Hardly any other vehicle is more capable of having a positive effect on the turnabout in traffic policy than the speed-pedelec. Yet, while the sales figures in Germany are stagnating at a low level, one in seven e-bikes in Switzerland is now one of these faster models. One reason for this is that the fast e-bikes are allowed to use cycle tracks – but the solution is by no means as easy as it might appear.

In November 2019, the first cycle track in Germany on which S-pedelecs are permitted opened in Tübingen. The additional sign “S-Pedelec frei”, allowing the use S-pedelecs, was set up in agreement with the state government of Baden-Württemberg. The ruling is tolerated but not official. At the beginning, the approval referred to a tunnel for pedestrians and cyclists, where the speed is limited to 30 km/h. According to the city authorities, this was necessary because of the large volume of traffic and the high frequency of pedestrians crossing. Plans exist for an approximately 50-kilometre network of routes for S-pedelecs crossing the city. Is this a solution for the whole of Germany? A survey in the trade magazine SAZbike shows that 79 per cent of bike manufacturers and 41 of cycle retailers are in favour of Tübingen’s approach.

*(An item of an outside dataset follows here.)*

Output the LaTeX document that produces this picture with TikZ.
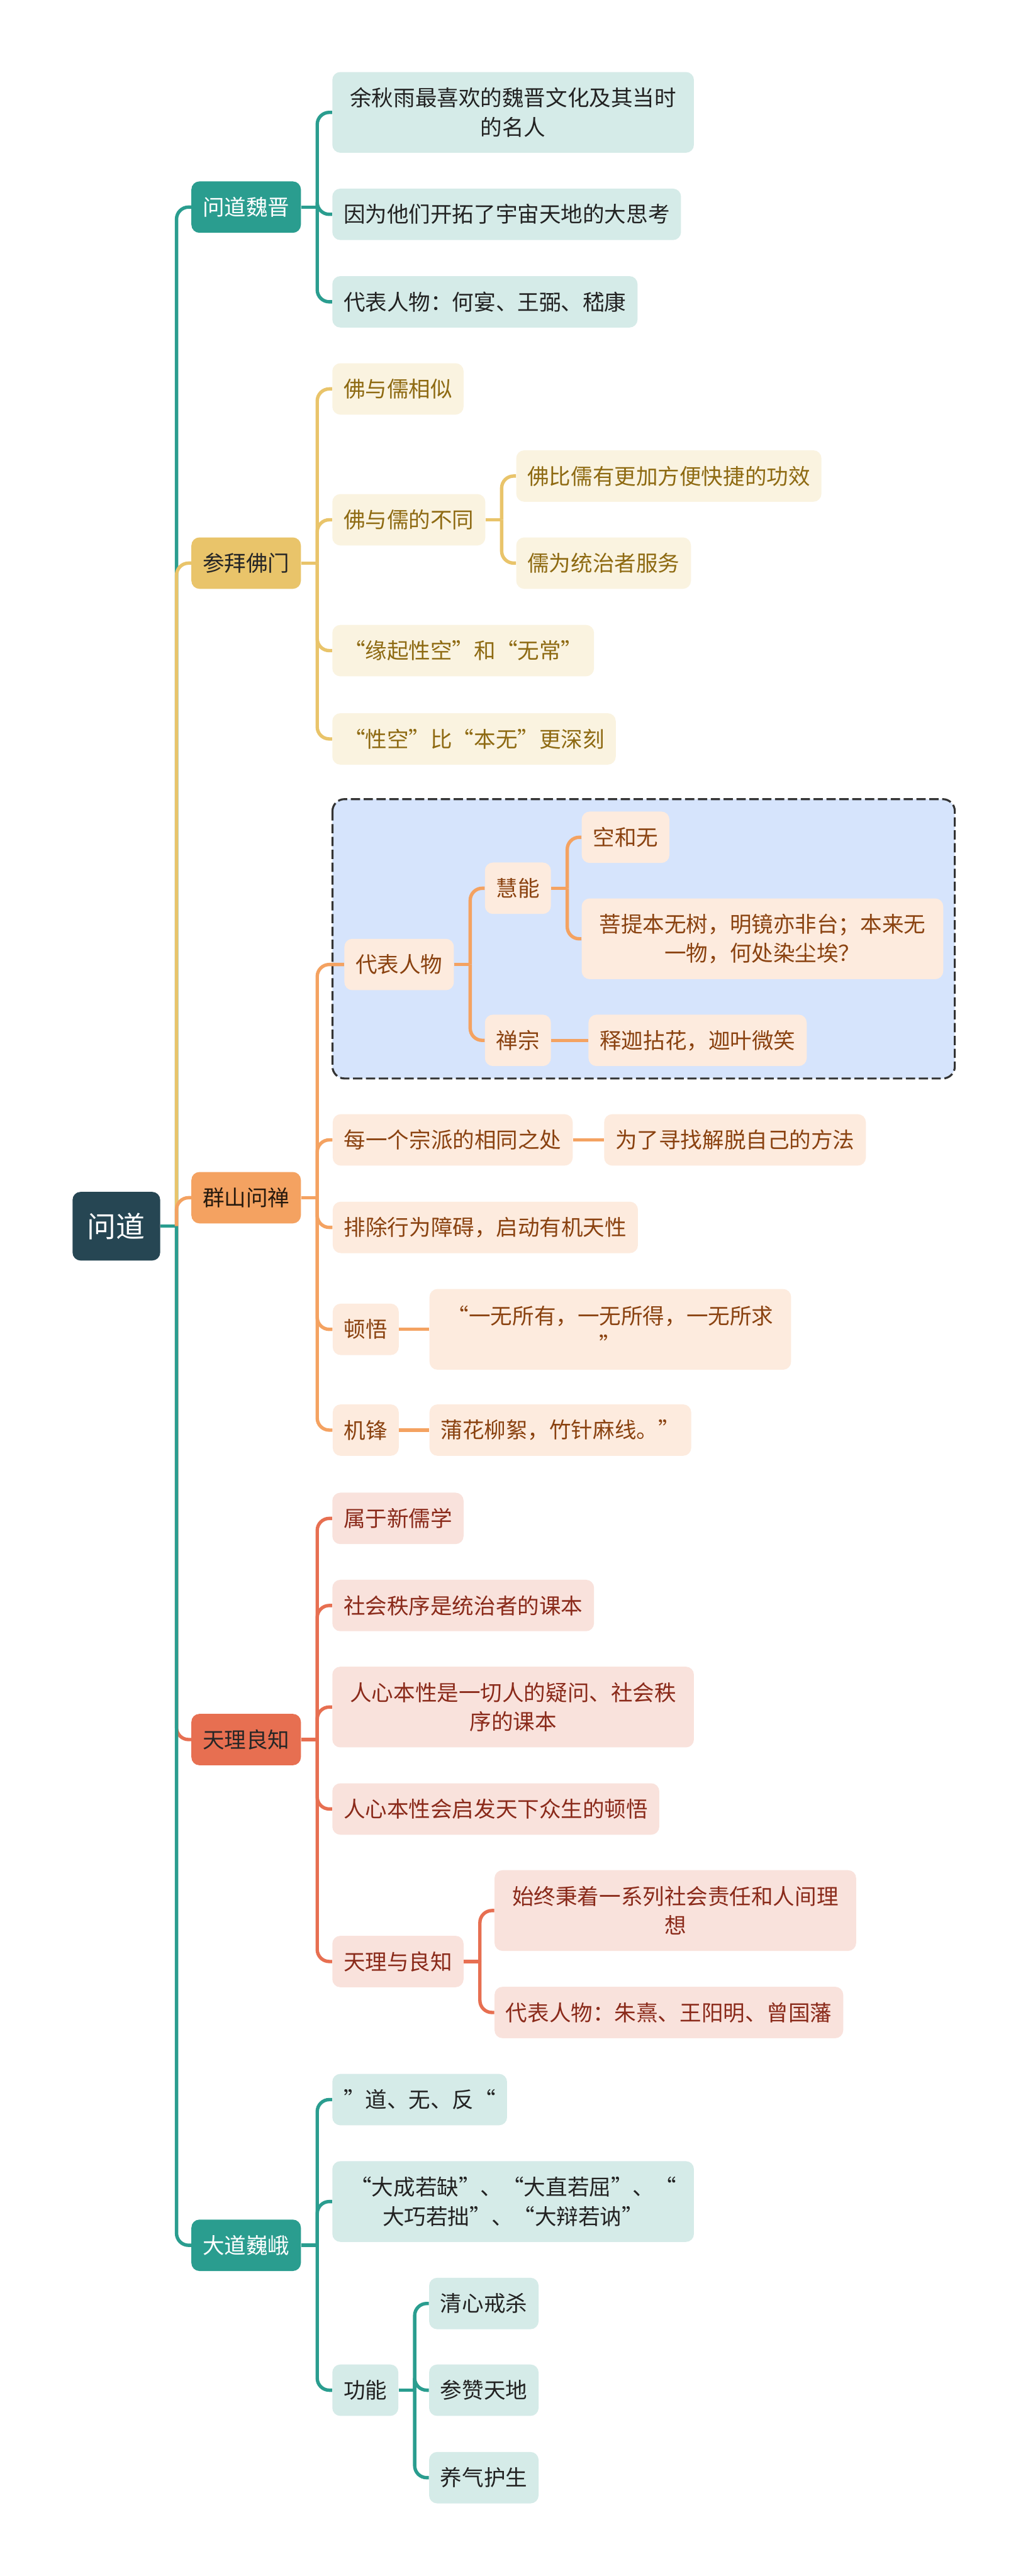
\documentclass[tikz,border=0pt]{standalone}
\usepackage{fontspec}
\setmainfont{Noto Sans CJK SC}
\usetikzlibrary{calc}
\definecolor{cteal}{HTML}{2A9D8F}
\definecolor{croot}{HTML}{264653}
\definecolor{cyel}{HTML}{E9C46A}
\definecolor{cora}{HTML}{F4A261}
\definecolor{cred}{HTML}{E76F51}
\definecolor{tealL}{HTML}{D5EBE8}
\definecolor{yelL}{HTML}{FAF3E0}
\definecolor{oraL}{HTML}{FDEBDE}
\definecolor{redL}{HTML}{F9E2DC}
\definecolor{frameL}{HTML}{D6E4FC}
\definecolor{yelT}{HTML}{8E6A12}
\definecolor{oraT}{HTML}{8A4210}
\definecolor{redT}{HTML}{8A2A1A}
\definecolor{darkT}{HTML}{222222}
\tikzset{
  box/.style={rounded corners=0.2cm,inner xsep=0.28cm,inner ysep=0pt,minimum height=1.28cm,
    align=center,anchor=west,font=\fontsize{15.4pt}{20.8pt}\selectfont},
  two/.style={minimum height=2.01cm,minimum width=9cm},
  rootbox/.style={box,fill=croot,text=white,minimum height=1.71cm,inner xsep=0.37cm,
    font=\fontsize{20.5pt}{24pt}\selectfont},
  tealkid/.style={box,fill=tealL,text=darkT},
  yelkid/.style={box,fill=yelL,text=yelT},
  orakid/.style={box,fill=oraL,text=oraT},
  redkid/.style={box,fill=redL,text=redT},
  link/.style={line width=2.4pt,rounded corners=0.3cm},
}
\begin{document}
\begin{tikzpicture}[x=0.01cm,y=-0.01cm]
\fill[white] (0,0) rectangle (2560,6418);
\useasboundingbox (0,0) rectangle (2560,6418);
\draw[line width=1.4pt,dash pattern=on 0.23cm off 0.09cm,draw=black!80,fill=frameL,rounded corners=0.3cm]
  (828,1991) rectangle (2378,2687);

\node[rootbox] (root) at (180,3055) {问道};
\node[box,fill=cteal,text=white] (q1) at (476,516) {问道魏晋};
\node[box,fill=cyel,text=black!85] (q2) at (476,1403) {参拜佛门};
\node[box,fill=cora,text=black!80!brown] (q3) at (476,2984) {群山问禅};
\node[box,fill=cred,text=black!85] (q4) at (476,4334) {天理良知};
\node[box,fill=cteal,text=white] (q5) at (476,5594) {大道巍峨};

\node[tealkid,two] (a1) at (827,280) {余秋雨最喜欢的魏晋文化及其当时\\的名人};
\node[tealkid] (a2) at (827,534) {因为他们开拓了宇宙天地的大思考};
\node[tealkid] (a3) at (827,752) {代表人物：何宴、王弼、嵇康};

\node[yelkid] (b1) at (827,969) {佛与儒相似};
\node[yelkid] (b2) at (827,1295) {佛与儒的不同};
\node[yelkid] (b21) at (1285,1186) {佛比儒有更加方便快捷的功效};
\node[yelkid] (b22) at (1285,1403) {儒为统治者服务};
\node[yelkid] (b3) at (827,1621) {“缘起性空”和“无常”};
\node[yelkid] (b4) at (827,1841) {“性空”比“本无”更深刻};

\node[orakid] (c1) at (857,2403) {代表人物};
\node[orakid] (c11) at (1207,2213) {慧能};
\node[orakid] (c111) at (1448,2086) {空和无};
\node[orakid,two] (c112) at (1448,2339) {菩提本无树，明镜亦非台；本来无\\一物，何处染尘埃？};
\node[orakid] (c12) at (1207,2592) {禅宗};
\node[orakid] (c121) at (1465,2592) {释迦拈花，迦叶微笑};
\node[orakid] (c2) at (828,2840) {每一个宗派的相同之处};
\node[orakid] (c21) at (1504,2840) {为了寻找解脱自己的方法};
\node[orakid] (c3) at (828,3058) {排除行为障碍，启动有机天性};
\node[orakid] (c4) at (828,3312) {顿悟};
\node[orakid,two] (c41) at (1069,3312) {“一无所有，一无所得，一无所求\\”};
\node[orakid] (c5) at (828,3563) {机锋};
\node[orakid] (c51) at (1069,3563) {蒲花柳絮，竹针麻线。”};

\node[redkid] (d1) at (827,3783) {属于新儒学};
\node[redkid] (d2) at (827,4000) {社会秩序是统治者的课本};
\node[redkid,two] (d3) at (827,4253) {人心本性是一切人的疑问、社会秩\\序的课本};
\node[redkid] (d4) at (827,4507) {人心本性会启发天下众生的顿悟};
\node[redkid] (d5) at (827,4887) {天理与良知};
\node[redkid,two] (d51) at (1231,4760) {始终秉着一系列社会责任和人间理\\想};
\node[redkid] (d52) at (1231,5014) {代表人物：朱熹、王阳明、曾国藩};

\node[tealkid] (e1) at (827,5231) {”道、无、反“};
\node[tealkid,two] (e2) at (827,5485) {“大成若缺”、“大直若屈”、“\\大巧若拙”、“大辩若讷”};
\node[tealkid] (e3) at (827,5955) {功能};
\node[tealkid] (e31) at (1068,5739) {清心戒杀};
\node[tealkid] (e32) at (1068,5955) {参赞天地};
\node[tealkid] (e33) at (1068,6173) {养气护生};

\coordinate (rb) at ($(root.east)+(40,0)$);
\draw[link,cteal] (root.east) -- (rb);
\foreach \q/\c in {q1/cteal,q2/cyel,q3/cora,q4/cred,q5/cteal}
  \draw[link,\c] (rb) |- (\q.west);

\foreach \p/\c/\kids in {q1/cteal/{a1,a2,a3},q2/cyel/{b1,b2,b3,b4},b2/cyel/{b21,b22},
    q3/cora/{c1,c2,c3,c4,c5},c1/cora/{c11,c12},c11/cora/{c111,c112},
    q4/cred/{d1,d2,d3,d4,d5},d5/cred/{d51,d52},q5/cteal/{e1,e2,e3},e3/cteal/{e31,e32,e33}}{
  \coordinate (\p b) at ($(\p.east)+(40,0)$);
  \draw[link,\c] (\p.east) -- (\p b);
  \foreach \k in \kids
    \draw[link,\c] (\p b) |- (\k.west);
}
\draw[link,cora] (c12.east) -- (c121.west);
\draw[link,cora] (c2.east) -- (c21.west);
\draw[link,cora] (c4.east) -- (c41.west);
\draw[link,cora] (c5.east) -- (c51.west);
\end{tikzpicture}
\end{document}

“It is above all the legal framework that is preventing the spread of S-pedelecs in Germany. Until issues such as the use of cycle tracks by the fast e-bikes and questions concerning the compulsory wearing of helmets have been resolved, the S-pedelec will not be able to establish itself”, says Anja Knaus, press spokesperson for the e-bike pioneer Flyer. In Switzerland the legislation is friendlier, and use of cycle tracks is allowed. This is why a lot of commuters use the fast electric bikes. Another example is Belgium. Here S-pedelecs are not classified as mopeds, but instead a separate category of vehicles has been created – a unique development within the EU. In urban areas, S-pedelec riders are free to decide for themselves whether they ride on the cycle track or road, while outside of towns they have to use the cycle track. There are also tax incentives, and sales figures are rising steadily as a result.

In the person of Markus Riese, Managing Director and developer with the E-bike supplier Riese & Müller, the S-pedelec has a strong supporter. Riese sees the current restriction on usage as a barrier that is promoting car traffic. Even on short journeys, commuters would rather have a second car for the journey than ride an S-pedelec. “S-pedelecs would make it possible to shift much more car traffic over to the bicycle, which would then trigger a real snowball effect”, states Riese confidently. A conceivable option from one viewpoint would be speed limits for S-pedelecs, as practised in Tübingen, as well as harmonisation of the controlled speed within urban areas. One problem here is that the S-pedelec is being squeezed into an existing regulatory corset of vehicle categories, without considering the precise requirements. This is why an experiment is currently underway at European level involving LEVA EU to draw up a type classification procedure for S-pedelecs with its own regulations.

“Safety in traffic is also a matter of consideration and tolerance. Those who ride an S-pedelec responsibly adjust their speed to match the conditions."

In Switzerland, however, the discussion is taking a turn in precisely the opposite direction. Local politicians there are talking about the problems that the sharp increase in S-pedelecs is posing for urban traffic. The great differences in speed between cyclists and pedestrians in some cases is reportedly increasing the risk of accidents. Use of cycle tracks by S-pedelecs is to be prohibited or restricted. “Safety in traffic is also a matter of consideration and tolerance. Those who ride an S-pedelec responsibly adjust their speed to match the conditions”, Knaus points out.

Although the bikes can provide support up to 45 km/h, riders generally travel more slowly in many situations. Added to this is the fact that the motor is only permitted to add four times the power produced by the rider’s legs. Consequently, on uphill stretches support from the motor may even be rather low, which suddenly makes the S-pedelec rider slow. Outside of urban areas, a ban on using cycle tracks is therefore pointless – a view shared by the German Cyclist’s Association (ADFC). On the other hand, the association points out that road racing cyclists have long been demanding an exemption from the obligation to use cycle tracks because the differences in speed to other cyclists lead to hazardous situations. In fact, the discussion is only just beginning.